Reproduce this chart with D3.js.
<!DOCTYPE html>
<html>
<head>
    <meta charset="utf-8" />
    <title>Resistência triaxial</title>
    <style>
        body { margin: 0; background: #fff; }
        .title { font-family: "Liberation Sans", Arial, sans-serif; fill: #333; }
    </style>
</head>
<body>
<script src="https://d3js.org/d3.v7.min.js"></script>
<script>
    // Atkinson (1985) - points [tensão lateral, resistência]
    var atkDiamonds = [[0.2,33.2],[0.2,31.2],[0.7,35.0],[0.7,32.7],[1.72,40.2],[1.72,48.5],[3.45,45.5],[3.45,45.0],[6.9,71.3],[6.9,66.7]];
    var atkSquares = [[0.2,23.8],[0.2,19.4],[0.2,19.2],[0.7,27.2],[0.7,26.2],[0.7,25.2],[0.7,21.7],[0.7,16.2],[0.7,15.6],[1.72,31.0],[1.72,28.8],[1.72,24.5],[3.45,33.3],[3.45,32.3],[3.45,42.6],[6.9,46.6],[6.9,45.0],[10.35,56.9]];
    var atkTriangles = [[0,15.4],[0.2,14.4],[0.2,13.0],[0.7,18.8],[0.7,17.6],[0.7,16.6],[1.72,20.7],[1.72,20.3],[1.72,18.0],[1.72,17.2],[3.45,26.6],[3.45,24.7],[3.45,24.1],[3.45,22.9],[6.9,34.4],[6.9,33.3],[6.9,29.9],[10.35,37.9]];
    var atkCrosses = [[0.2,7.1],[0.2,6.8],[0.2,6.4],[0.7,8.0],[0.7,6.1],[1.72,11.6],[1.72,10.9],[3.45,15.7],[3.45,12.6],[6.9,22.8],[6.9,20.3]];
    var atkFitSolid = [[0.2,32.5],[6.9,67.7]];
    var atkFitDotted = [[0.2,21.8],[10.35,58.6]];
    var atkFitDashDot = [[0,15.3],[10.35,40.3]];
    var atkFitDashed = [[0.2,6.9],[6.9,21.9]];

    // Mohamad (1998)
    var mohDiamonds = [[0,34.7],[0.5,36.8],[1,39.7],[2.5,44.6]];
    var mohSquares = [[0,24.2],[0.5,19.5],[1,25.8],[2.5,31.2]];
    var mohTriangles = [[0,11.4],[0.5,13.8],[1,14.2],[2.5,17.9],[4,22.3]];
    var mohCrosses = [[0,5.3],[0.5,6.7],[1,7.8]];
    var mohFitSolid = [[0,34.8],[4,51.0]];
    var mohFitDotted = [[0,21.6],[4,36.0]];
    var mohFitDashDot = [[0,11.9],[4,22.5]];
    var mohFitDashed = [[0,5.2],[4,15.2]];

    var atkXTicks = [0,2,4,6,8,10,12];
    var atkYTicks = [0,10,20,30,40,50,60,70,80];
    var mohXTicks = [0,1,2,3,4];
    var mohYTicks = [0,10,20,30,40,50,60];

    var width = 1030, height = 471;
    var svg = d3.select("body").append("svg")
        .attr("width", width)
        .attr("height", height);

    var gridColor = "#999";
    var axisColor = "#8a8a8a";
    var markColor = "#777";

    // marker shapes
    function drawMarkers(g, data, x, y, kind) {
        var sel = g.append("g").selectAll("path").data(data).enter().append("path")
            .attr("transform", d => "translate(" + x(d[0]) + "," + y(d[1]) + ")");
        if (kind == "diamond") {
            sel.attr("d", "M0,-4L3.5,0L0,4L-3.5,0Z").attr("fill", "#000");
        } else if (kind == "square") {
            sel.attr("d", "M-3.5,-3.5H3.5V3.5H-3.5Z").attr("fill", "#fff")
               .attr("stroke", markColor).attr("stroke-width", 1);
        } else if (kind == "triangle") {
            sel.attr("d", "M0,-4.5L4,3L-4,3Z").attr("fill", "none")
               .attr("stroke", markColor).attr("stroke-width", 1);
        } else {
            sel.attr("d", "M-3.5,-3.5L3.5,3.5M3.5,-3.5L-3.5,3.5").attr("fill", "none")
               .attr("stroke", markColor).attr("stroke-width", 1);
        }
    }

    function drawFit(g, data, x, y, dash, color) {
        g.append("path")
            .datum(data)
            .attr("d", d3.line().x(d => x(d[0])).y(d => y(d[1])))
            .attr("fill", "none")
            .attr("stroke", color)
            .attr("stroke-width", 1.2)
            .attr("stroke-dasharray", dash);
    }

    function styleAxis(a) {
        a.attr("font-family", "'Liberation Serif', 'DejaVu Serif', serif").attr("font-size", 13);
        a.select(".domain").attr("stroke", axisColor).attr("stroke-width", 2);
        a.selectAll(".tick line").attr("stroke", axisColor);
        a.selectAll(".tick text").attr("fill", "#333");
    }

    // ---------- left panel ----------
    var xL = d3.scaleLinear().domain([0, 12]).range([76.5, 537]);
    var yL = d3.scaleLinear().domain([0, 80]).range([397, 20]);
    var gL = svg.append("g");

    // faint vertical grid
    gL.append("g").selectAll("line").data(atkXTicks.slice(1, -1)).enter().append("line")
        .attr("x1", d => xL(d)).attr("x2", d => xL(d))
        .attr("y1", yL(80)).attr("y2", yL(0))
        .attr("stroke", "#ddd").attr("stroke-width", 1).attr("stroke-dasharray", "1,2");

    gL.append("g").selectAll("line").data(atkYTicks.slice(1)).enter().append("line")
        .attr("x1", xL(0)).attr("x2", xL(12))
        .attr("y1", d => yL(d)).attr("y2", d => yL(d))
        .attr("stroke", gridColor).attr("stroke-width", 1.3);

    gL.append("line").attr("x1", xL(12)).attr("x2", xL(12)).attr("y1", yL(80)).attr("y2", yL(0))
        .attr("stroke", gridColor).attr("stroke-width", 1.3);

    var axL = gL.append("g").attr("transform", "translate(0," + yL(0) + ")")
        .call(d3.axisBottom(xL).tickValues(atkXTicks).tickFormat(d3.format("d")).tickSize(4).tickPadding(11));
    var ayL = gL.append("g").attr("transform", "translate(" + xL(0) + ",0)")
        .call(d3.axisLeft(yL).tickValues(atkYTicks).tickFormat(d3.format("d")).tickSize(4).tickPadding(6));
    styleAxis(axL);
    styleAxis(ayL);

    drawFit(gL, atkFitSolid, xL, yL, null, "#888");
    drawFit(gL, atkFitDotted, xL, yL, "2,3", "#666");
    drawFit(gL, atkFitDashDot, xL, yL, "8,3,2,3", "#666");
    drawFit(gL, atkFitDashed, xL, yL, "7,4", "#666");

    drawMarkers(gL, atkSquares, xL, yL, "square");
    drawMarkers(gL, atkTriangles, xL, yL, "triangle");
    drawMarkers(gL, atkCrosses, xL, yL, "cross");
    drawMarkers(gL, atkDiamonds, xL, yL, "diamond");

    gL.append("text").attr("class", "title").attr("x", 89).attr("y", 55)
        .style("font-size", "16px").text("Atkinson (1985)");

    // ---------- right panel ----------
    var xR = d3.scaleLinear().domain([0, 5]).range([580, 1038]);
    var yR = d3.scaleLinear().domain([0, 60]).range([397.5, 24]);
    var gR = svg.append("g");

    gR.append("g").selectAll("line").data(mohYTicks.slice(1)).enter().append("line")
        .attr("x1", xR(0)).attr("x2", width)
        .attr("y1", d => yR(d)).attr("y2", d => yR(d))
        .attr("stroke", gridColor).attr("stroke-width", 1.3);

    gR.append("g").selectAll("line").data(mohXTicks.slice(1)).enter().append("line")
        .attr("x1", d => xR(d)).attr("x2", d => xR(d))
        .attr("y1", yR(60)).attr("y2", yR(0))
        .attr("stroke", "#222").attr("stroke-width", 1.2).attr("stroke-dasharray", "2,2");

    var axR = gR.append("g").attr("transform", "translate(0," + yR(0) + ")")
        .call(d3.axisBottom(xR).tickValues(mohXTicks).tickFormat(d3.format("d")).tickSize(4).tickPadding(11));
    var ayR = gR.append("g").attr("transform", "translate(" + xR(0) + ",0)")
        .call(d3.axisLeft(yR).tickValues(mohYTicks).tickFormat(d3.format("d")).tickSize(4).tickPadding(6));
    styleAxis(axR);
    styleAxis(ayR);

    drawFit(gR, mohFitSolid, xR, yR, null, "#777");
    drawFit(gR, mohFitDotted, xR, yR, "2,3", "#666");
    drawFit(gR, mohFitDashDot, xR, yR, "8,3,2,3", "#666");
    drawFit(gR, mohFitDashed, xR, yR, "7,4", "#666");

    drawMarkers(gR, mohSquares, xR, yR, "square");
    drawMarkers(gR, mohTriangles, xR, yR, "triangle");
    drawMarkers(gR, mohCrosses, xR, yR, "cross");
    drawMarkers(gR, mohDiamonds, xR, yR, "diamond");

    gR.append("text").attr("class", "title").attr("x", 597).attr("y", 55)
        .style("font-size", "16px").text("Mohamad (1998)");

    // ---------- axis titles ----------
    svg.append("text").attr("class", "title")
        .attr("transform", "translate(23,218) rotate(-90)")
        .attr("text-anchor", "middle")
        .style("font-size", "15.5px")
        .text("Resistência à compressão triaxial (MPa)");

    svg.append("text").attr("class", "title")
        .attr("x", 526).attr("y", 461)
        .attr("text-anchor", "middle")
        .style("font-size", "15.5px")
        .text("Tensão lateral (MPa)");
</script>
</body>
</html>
· · · · · · ·
> [Your instructions] Write out a verbatim copy of the data, beginning with its first line and ending with the line that contains "var mohYTicks = [0,10,20,30,40,50,60];".

> [Final answer]
Reproduce this chart with D3.js.
<!DOCTYPE html>
<html>
<head>
    <meta charset="utf-8" />
    <title>Resistência triaxial</title>
    <style>
        body { margin: 0; background: #fff; }
        .title { font-family: "Liberation Sans", Arial, sans-serif; fill: #333; }
    </style>
</head>
<body>
<script src="https://d3js.org/d3.v7.min.js"></script>
<script>
    // Atkinson (1985) - points [tensão lateral, resistência]
    var atkDiamonds = [[0.2,33.2],[0.2,31.2],[0.7,35.0],[0.7,32.7],[1.72,40.2],[1.72,48.5],[3.45,45.5],[3.45,45.0],[6.9,71.3],[6.9,66.7]];
    var atkSquares = [[0.2,23.8],[0.2,19.4],[0.2,19.2],[0.7,27.2],[0.7,26.2],[0.7,25.2],[0.7,21.7],[0.7,16.2],[0.7,15.6],[1.72,31.0],[1.72,28.8],[1.72,24.5],[3.45,33.3],[3.45,32.3],[3.45,42.6],[6.9,46.6],[6.9,45.0],[10.35,56.9]];
    var atkTriangles = [[0,15.4],[0.2,14.4],[0.2,13.0],[0.7,18.8],[0.7,17.6],[0.7,16.6],[1.72,20.7],[1.72,20.3],[1.72,18.0],[1.72,17.2],[3.45,26.6],[3.45,24.7],[3.45,24.1],[3.45,22.9],[6.9,34.4],[6.9,33.3],[6.9,29.9],[10.35,37.9]];
    var atkCrosses = [[0.2,7.1],[0.2,6.8],[0.2,6.4],[0.7,8.0],[0.7,6.1],[1.72,11.6],[1.72,10.9],[3.45,15.7],[3.45,12.6],[6.9,22.8],[6.9,20.3]];
    var atkFitSolid = [[0.2,32.5],[6.9,67.7]];
    var atkFitDotted = [[0.2,21.8],[10.35,58.6]];
    var atkFitDashDot = [[0,15.3],[10.35,40.3]];
    var atkFitDashed = [[0.2,6.9],[6.9,21.9]];

    // Mohamad (1998)
    var mohDiamonds = [[0,34.7],[0.5,36.8],[1,39.7],[2.5,44.6]];
    var mohSquares = [[0,24.2],[0.5,19.5],[1,25.8],[2.5,31.2]];
    var mohTriangles = [[0,11.4],[0.5,13.8],[1,14.2],[2.5,17.9],[4,22.3]];
    var mohCrosses = [[0,5.3],[0.5,6.7],[1,7.8]];
    var mohFitSolid = [[0,34.8],[4,51.0]];
    var mohFitDotted = [[0,21.6],[4,36.0]];
    var mohFitDashDot = [[0,11.9],[4,22.5]];
    var mohFitDashed = [[0,5.2],[4,15.2]];

    var atkXTicks = [0,2,4,6,8,10,12];
    var atkYTicks = [0,10,20,30,40,50,60,70,80];
    var mohXTicks = [0,1,2,3,4];
    var mohYTicks = [0,10,20,30,40,50,60];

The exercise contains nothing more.